Interest rates have jumped as the economy rebounds from the coronavirus pandemic. Old market leaders in the technology space have fallen behind as investors flock to new kinds of stocks like energy and financials. This raises questions for traders: Is the market overvalued? How do I find companies suited for the current environment? What valuation indicators matter?
While TradeStation’s platform is known for powerful technical analysis, many clients may not realize that it also has a wealth of fundamental data. This video provides a step-by-step demonstration of how to scan for a wide range of metrics like price/earnings, price/sales, price/book, growth indicators and more. It also explains how financial ratios vary widely between sectors and gives viewers concepts for applying the numbers based on market conditions. Viewers can access additional custom tools here.

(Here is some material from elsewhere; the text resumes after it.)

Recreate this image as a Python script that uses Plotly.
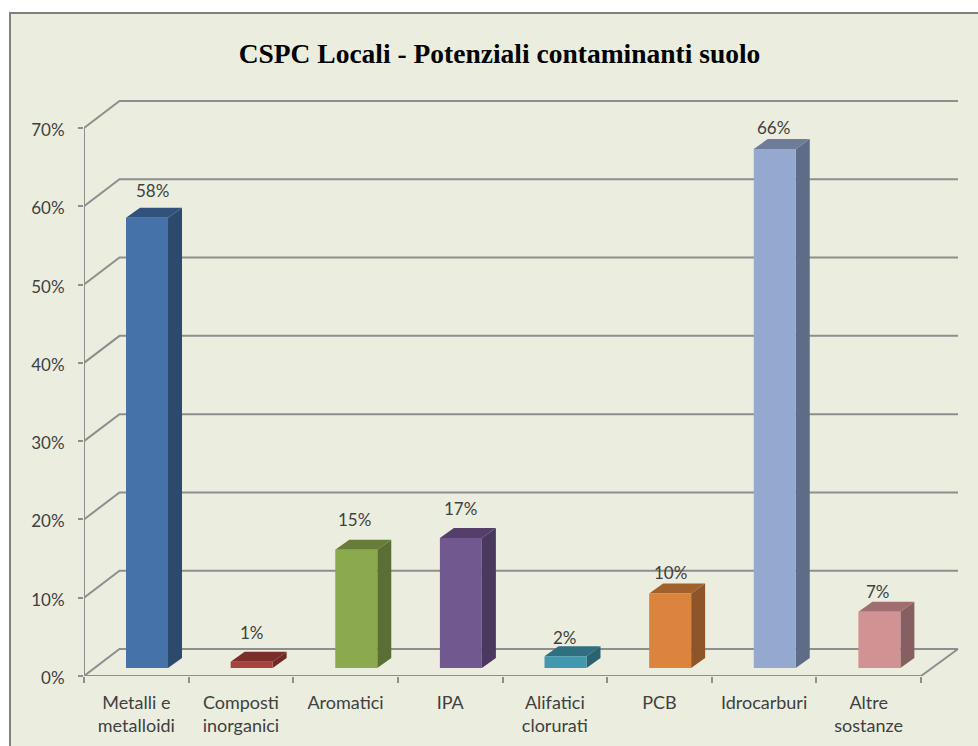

What Is An Overvalued Stock?
An overvalued stock typically has higher multiples than its peers or industry group. This could be measured by P/E ratio, price/book ratio or price/sales. The key metrics vary by industry group, and may not apply between sectors. For example, price/sales is often used for software companies. Investors may compare banks and financials by their price/book ratios. Industrials and consumer staples are often assessed by P/E ratio.
It’s important to remember that stock market valuations are relative to other considerations like interest rates and the economic cycle. Companies often appear “cheap” at the end of an economic cycle and “expensive” when a recovery is starting.